**Aim:** Count the lines below that contain the word "this", and reply with only that number.

— START OF Data to process —

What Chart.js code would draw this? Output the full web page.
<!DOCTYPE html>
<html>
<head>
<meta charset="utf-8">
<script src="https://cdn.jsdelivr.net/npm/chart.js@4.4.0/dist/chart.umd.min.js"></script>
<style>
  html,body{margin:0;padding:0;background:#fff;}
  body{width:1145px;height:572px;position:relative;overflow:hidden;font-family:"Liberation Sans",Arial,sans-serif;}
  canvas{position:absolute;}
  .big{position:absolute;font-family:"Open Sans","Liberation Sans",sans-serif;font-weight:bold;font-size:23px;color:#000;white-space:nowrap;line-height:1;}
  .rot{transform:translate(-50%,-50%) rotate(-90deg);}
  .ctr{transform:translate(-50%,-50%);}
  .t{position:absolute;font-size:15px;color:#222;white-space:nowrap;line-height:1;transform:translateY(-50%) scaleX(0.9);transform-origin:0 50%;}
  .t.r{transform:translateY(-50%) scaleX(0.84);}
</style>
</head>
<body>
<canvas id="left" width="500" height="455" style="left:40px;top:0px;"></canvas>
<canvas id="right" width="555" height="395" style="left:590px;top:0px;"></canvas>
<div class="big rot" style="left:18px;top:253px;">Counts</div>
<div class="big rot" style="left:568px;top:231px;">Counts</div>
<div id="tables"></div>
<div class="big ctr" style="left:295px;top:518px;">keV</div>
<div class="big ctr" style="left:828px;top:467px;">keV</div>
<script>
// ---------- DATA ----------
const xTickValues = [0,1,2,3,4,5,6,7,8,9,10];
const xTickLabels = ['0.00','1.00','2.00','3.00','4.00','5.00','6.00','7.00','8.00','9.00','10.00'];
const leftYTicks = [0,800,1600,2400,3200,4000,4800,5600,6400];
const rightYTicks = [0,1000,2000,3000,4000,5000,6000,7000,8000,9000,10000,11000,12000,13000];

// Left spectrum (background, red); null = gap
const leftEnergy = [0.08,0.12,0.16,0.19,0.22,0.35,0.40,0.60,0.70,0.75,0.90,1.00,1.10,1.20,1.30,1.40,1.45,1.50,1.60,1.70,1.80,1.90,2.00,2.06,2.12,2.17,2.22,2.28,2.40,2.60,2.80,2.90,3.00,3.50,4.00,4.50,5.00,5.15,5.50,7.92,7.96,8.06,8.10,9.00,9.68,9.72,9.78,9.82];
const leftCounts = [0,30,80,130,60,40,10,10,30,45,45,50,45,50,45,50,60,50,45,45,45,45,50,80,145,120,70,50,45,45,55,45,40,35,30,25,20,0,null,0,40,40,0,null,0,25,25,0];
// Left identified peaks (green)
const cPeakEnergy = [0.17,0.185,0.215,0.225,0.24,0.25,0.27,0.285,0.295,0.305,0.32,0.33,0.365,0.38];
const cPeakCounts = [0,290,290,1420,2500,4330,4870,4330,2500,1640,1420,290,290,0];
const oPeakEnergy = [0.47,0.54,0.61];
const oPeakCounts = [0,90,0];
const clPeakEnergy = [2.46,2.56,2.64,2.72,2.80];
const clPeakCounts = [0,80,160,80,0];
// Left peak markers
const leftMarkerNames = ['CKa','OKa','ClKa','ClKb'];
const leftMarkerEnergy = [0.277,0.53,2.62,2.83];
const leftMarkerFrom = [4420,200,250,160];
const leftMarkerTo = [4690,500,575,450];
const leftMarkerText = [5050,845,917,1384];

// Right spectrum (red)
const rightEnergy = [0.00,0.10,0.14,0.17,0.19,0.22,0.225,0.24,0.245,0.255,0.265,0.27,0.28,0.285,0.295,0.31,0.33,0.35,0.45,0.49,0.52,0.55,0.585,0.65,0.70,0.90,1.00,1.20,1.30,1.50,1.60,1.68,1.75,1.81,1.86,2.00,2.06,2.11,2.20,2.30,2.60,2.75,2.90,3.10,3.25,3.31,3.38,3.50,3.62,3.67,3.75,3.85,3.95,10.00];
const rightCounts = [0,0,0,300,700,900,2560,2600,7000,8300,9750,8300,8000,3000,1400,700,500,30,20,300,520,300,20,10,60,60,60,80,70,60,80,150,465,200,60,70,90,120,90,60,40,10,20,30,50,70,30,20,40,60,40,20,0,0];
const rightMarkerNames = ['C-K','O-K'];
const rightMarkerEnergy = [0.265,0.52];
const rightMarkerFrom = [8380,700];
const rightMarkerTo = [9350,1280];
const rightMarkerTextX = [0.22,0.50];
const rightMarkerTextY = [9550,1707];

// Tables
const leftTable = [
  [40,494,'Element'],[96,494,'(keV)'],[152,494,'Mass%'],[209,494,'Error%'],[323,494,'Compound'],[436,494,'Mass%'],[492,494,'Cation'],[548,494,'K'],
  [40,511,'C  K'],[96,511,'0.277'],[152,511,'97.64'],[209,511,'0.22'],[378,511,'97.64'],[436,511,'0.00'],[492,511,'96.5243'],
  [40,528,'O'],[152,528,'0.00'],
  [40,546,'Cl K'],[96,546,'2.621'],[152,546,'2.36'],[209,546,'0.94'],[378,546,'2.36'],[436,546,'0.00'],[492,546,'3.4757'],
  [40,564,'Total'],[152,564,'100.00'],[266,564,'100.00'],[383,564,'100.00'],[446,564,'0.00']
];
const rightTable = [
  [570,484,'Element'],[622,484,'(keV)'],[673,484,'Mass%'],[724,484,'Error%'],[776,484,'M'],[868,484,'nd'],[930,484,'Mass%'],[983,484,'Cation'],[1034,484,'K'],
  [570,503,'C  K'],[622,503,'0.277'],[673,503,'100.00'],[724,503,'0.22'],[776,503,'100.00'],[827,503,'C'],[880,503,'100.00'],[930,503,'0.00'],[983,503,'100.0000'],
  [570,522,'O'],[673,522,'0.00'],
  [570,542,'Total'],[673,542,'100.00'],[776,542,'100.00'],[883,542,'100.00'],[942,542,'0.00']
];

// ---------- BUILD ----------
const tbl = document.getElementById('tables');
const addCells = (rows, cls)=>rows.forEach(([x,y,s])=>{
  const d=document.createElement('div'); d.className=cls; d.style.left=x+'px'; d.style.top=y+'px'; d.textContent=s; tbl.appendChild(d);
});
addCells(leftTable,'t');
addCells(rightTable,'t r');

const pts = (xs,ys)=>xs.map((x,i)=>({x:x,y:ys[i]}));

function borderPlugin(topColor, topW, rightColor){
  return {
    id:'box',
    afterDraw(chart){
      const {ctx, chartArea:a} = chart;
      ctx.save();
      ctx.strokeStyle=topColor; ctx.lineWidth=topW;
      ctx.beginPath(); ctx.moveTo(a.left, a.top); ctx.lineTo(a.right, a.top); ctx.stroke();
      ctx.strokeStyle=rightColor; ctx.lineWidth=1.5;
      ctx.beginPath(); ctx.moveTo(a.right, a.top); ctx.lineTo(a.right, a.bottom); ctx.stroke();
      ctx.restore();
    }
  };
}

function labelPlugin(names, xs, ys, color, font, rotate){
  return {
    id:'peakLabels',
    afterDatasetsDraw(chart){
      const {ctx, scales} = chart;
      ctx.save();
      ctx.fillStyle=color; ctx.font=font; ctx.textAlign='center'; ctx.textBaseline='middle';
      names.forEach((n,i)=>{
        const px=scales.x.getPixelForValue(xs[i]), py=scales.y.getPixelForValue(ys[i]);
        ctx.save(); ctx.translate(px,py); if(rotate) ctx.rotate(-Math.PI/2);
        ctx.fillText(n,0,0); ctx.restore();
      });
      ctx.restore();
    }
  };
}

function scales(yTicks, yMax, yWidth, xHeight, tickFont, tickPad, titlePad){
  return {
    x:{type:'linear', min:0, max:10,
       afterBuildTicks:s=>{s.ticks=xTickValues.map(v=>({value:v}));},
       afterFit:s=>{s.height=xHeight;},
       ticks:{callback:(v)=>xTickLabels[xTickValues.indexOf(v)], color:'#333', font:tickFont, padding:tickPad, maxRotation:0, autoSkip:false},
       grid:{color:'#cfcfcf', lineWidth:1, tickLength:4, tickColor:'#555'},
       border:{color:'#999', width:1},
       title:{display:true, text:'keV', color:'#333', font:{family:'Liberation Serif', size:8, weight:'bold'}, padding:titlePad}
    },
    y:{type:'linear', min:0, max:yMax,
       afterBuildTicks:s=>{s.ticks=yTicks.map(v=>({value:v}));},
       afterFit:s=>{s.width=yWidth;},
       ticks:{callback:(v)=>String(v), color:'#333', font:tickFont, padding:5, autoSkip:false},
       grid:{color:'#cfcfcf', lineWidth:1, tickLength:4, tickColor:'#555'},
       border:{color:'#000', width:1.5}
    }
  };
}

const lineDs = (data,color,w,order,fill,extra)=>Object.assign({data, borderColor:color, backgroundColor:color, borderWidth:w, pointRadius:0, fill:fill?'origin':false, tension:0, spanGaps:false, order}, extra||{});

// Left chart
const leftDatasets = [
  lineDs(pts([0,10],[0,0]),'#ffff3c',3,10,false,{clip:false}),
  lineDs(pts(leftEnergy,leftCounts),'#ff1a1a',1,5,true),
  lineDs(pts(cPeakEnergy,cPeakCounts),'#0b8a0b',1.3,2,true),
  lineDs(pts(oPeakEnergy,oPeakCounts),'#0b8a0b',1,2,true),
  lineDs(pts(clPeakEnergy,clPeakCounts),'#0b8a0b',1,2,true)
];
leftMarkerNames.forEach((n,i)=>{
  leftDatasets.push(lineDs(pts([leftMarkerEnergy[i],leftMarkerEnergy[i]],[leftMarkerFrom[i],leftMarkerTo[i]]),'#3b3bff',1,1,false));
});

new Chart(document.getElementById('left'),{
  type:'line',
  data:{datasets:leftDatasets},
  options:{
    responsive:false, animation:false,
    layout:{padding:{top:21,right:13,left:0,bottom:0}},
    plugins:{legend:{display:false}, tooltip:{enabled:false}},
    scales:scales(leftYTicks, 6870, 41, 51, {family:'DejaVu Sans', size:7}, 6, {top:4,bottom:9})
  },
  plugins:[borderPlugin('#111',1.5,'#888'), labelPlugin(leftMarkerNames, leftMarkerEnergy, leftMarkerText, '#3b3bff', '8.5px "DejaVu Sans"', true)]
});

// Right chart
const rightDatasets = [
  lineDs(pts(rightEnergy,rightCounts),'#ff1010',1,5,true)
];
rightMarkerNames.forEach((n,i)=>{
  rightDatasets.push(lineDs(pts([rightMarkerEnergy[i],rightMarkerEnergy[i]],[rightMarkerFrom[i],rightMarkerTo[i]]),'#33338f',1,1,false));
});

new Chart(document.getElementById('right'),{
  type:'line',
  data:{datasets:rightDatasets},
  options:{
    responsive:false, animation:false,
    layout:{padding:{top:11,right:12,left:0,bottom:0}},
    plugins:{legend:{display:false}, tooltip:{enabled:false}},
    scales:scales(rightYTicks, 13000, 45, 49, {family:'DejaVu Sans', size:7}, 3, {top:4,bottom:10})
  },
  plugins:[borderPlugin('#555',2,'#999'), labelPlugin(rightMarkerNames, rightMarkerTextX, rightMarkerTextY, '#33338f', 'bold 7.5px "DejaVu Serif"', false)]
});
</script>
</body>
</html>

— END OF Data to process —
— START OF Data to process —

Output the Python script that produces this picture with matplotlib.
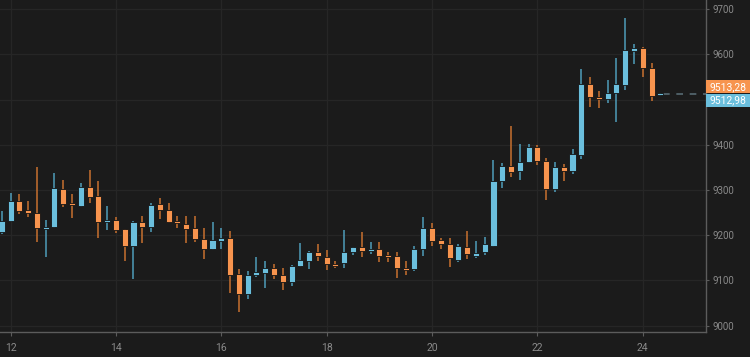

— END OF Data to process —

**Task result:** 2